Erdoğan'ın dansı – Özgür Mumcu

  • Arşiv
  • |
  • Basın
  • |
  • 05 Kasım 2012
  • 05:41

AKP’nin ilk zamanları, hükümette DSP-ANAP-MHP koalisyonu var. Konu idam cezasının kaldırılması. Sene 2002. Yeni kurulmuş partinin genel başkanı Recep Tayyip Erdoğan partisinin Silivri ilçe başkanlığının açılışında yaptığı konuşmada şöyle diyor:

“İdam cezası tamamen kalkmalı. Bunun için hükümete destek vermeye hazırız.” Neden buna destek veriyor Erdoğan, kendi ifadesiyle ‘AB’nin kenar mahallesi’ olmamak için.

Geçen hafta 11 senelik hükümetin başbakanı, başkanlık rejiminin adı konmamış adayı Erdoğan, partisinin Kızılcahamam’daki 19. istişare ve değerlendirme toplantısındaki konuşmasında şöyle diyor:

“Bu ülkede on binlerce insanın ölümüne vesile olan bir terörist başına idam verilmiştir ama bu ülke, birilerinin bazı malum yerlerin baskılarıyla idamı dahi kaldırmıştır. İdamı kaldırmak suretiyle şu anda İmralı’da yatmaktadır. Şu anda birçok insanımız kamuoyu araştırmalarında idam yeniden gelsin diyor.”

Ölüm cezasının kaldırılması için baskı yapan o ‘malum çevreler’ kim acaba? Peki, 2002 senesinde idamın kaldırılması için demeçler veren Sayın Erdoğan da o vakitler o ‘malum çevreler’in baskısı altında mıydı?

Ne diyor Erdoğan geçen sene? Ben iktidarda olsaydım Abdullah Öcalan’a idam cezası verilmeseydi koalisyondan çekilirdim.

Ölüm cezasının kaldırılması 2003. Erdoğan’ın ölüm cezası kaldırılsın dediği tarih 2002. O vakitler hükümete AB aşkına idam cezasını kaldırın diyen Erdoğan, bugün o açıklamalarını unutmuş, ben olsam koalisyondan çekilirdim demekte.

Çekilir miydi?
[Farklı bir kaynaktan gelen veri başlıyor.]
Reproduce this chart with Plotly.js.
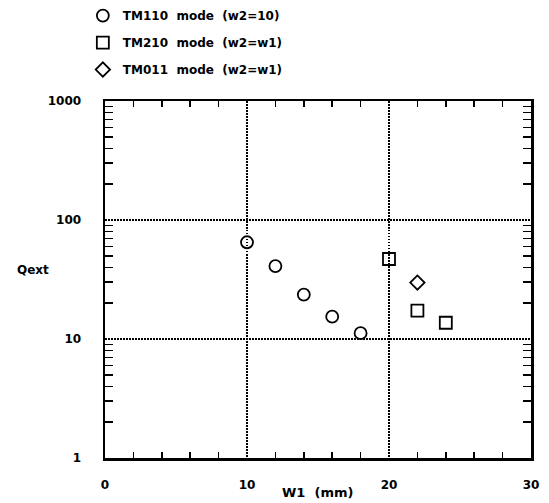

Yine 2002 senesindeki açıklamasından bir bölüm, Anadolu Ajansı’nın haber metninden alıntılıyorum: “Erdoğan, MHP’nin hükümetten çekilmesi durumunda DSP-ANAP koalisyonunu destekleyeceklerini ifade ederek ‘Yeter ki kasım ayında seçime gidelim’ dedi.”

Bunlar bir garip işler. 2002’de “İdam cezası kalksın, MHP hükümetten çekilirse biz koalisyonu destekleriz” dedikten on sene sonra “Biz olsak çekilirdik, idam cezası uygulanmalıydı” demek için memleketin bütün basın arşivinin buharlaştığına inanmak gerekiyor herhalde.

Belki de Kürt meselesinde sıkışmıştır ve başkanlık seçimleri için MHP oylarına göz dikmek gerekiyordur.

Belki de sadece insanın isminin Recep Tayyip Erdoğan olması kâfidir.

İşin o tarafını bilemem. Tek bildiğim, bu sorulara cevap verilmeyeceğidir.

İş bundan ibaret de değil. Malum, Erdoğan’ın anayasa ve başkanlık rejiminin inşasından sorumlu milletvekili Burhan Kuzu idam cezasına taraftar olduğunu açıklamıştı geçen sene. Ne olmuştu buna Erdoğan’ın cevabı, hatırlayalım: “Bizim gündemimizde değil.”

Erdoğan’ın idama ilişkin fikirleri gelgitli. Anayasa referandumu öncesi ise idam edilmiş Necdet Adalı ve Mustafa Pehlivanoğlu’ndan bahsedip kürsüde ağlamışlığı vardı.

Ölüm cezası Erdoğan’ın elinde bir oyuncak. Partisi ilk kurulduğunda AB’ci gözükmek için idama karşı, 12 Eylül referandumunda demokrat gözükmek için idama karşı, Kürt mevzuunda dara düşüp milliyetçi oylara muhtaç kaldığında ise idamdan yana.

Bir öyle, bir şöyle. Özetle pragmatist ve popülist bir siyasetçi. Gerisini onda olduğundan daha fazlasını görenler düşünsün.

Hikâye 2014 hikâyesidir. İstediği yetkilerle başkanlığı alana kadar her konuyu cebinden kuş yemi gibi çıkartıp masanın üzerine atmaya devam edecek. Onu da o yemlerle beslenenler düşünsün.

Geri kalanı da biz ‘AB kenar mahallesi’nin sakinleri düşünelim. Düşünelim mi?